“I come from a land down under
Where beer does flow and men chunder
Can’t you hear, can’t you hear the thunder?
You better run, you better take cover.”
Down Under
Men at Work (Ronald Graham Strykert / Colin James Hay)
For me, Western Australia–the place where I grew up–is very restorative, very relaxing. And, very inspiring. My boyhood there shaped the man I was to be with unique challenges, and equally unique opportunities:
Looking back, I had long shown the makings of a biomimic. When I was a boy growing up in Australia, I knew that fish were highly effective swimmers. They usually survived my admittedly ungainly attempts to catch them with a spear that I’d made from a broomstick and bent nails. Hoping to paddle farther out to good fishing sites without getting tired, I experimented with hammering the sides and bottom of my homemade metal canoe into the shapes I’d seen on fish and ducks. Of course, my canoe became easier to paddle, though I’m not sure if that could have been empirically measured or just seemed that way to my biased enthusiasm.

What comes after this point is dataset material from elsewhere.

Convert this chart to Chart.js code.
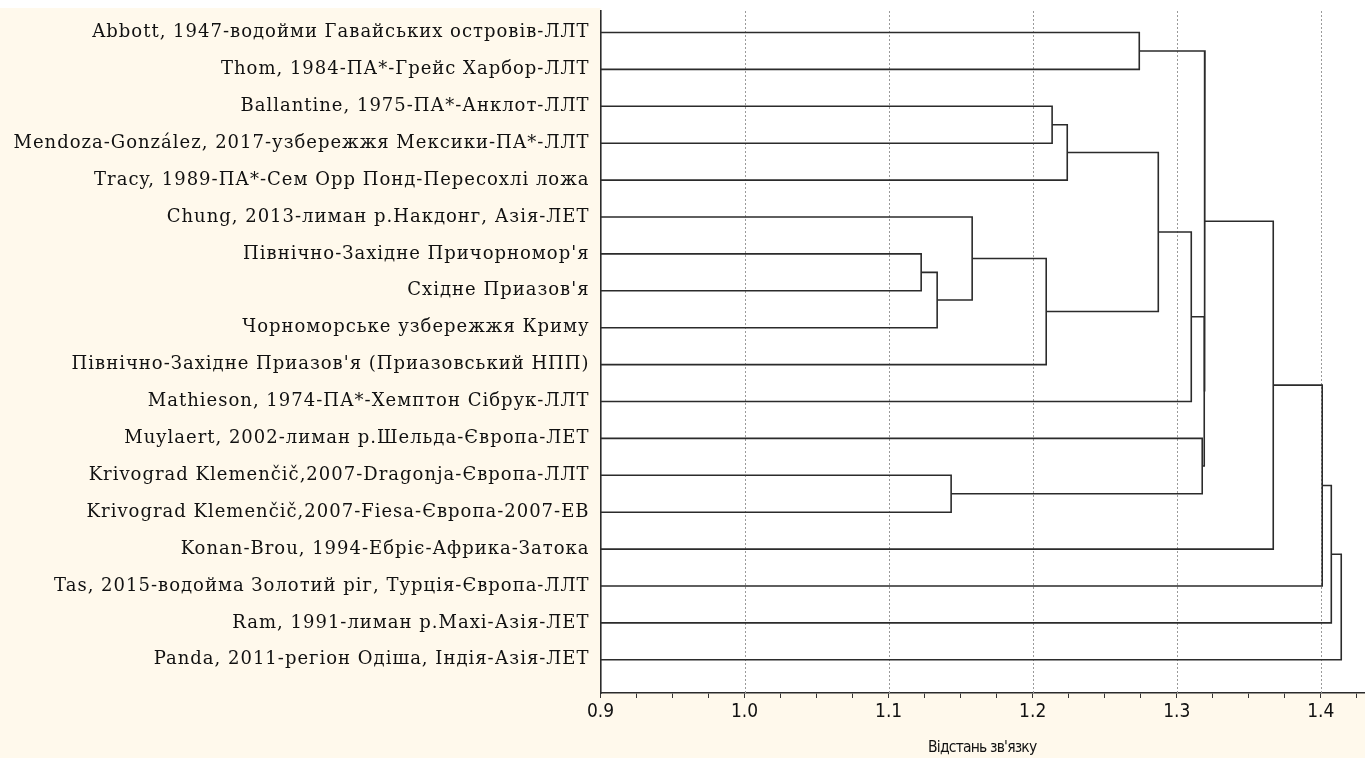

Regardless of efficacy, I was captivated and convinced that I was on the right path. These observations and experiments launched me into a lifelong career, first as a naturalist, observing nature’s exquisitely evolved shapes, and later as an inventor, adapting those shapes to design more efficient industrial devices. During the first half of my business career, I built and sold award-winning products and companies in Australia, the United Kingdom, and the United States, but it wasn’t until the late 1990s that I realized I was part of an emerging scientific discipline.
From the Greek bios, meaning “life,” and mimesis, “to imitate,” the term biomimicry was first coined in 1997 by Janine Benyus, the gifted naturalist, educator, and author of the landmark book Biomimicry. But biomimicry isn’t new. Humans have copied nature for millennia, with varying degrees of accuracy and understanding. Our early human ancestors borrowed solutions from the animals and plants they saw around them. Seals swimming below arctic ice create and maintain holes through which they can surface to breathe; Inuit hunters mimicked the way polar bears lie in wait beside those breathing holes to catch a rich, blubber dinner. Polynesian outrigger canoes’ design echoed that of floating seed pods. Aboriginal Australians even mimicked bird wings with their boomerangs. Certain shapes and tools were repeated around the world, created by people who were separated by vast geographical distances yet simultaneously immersed in and observing nature’s problem-solving strategies.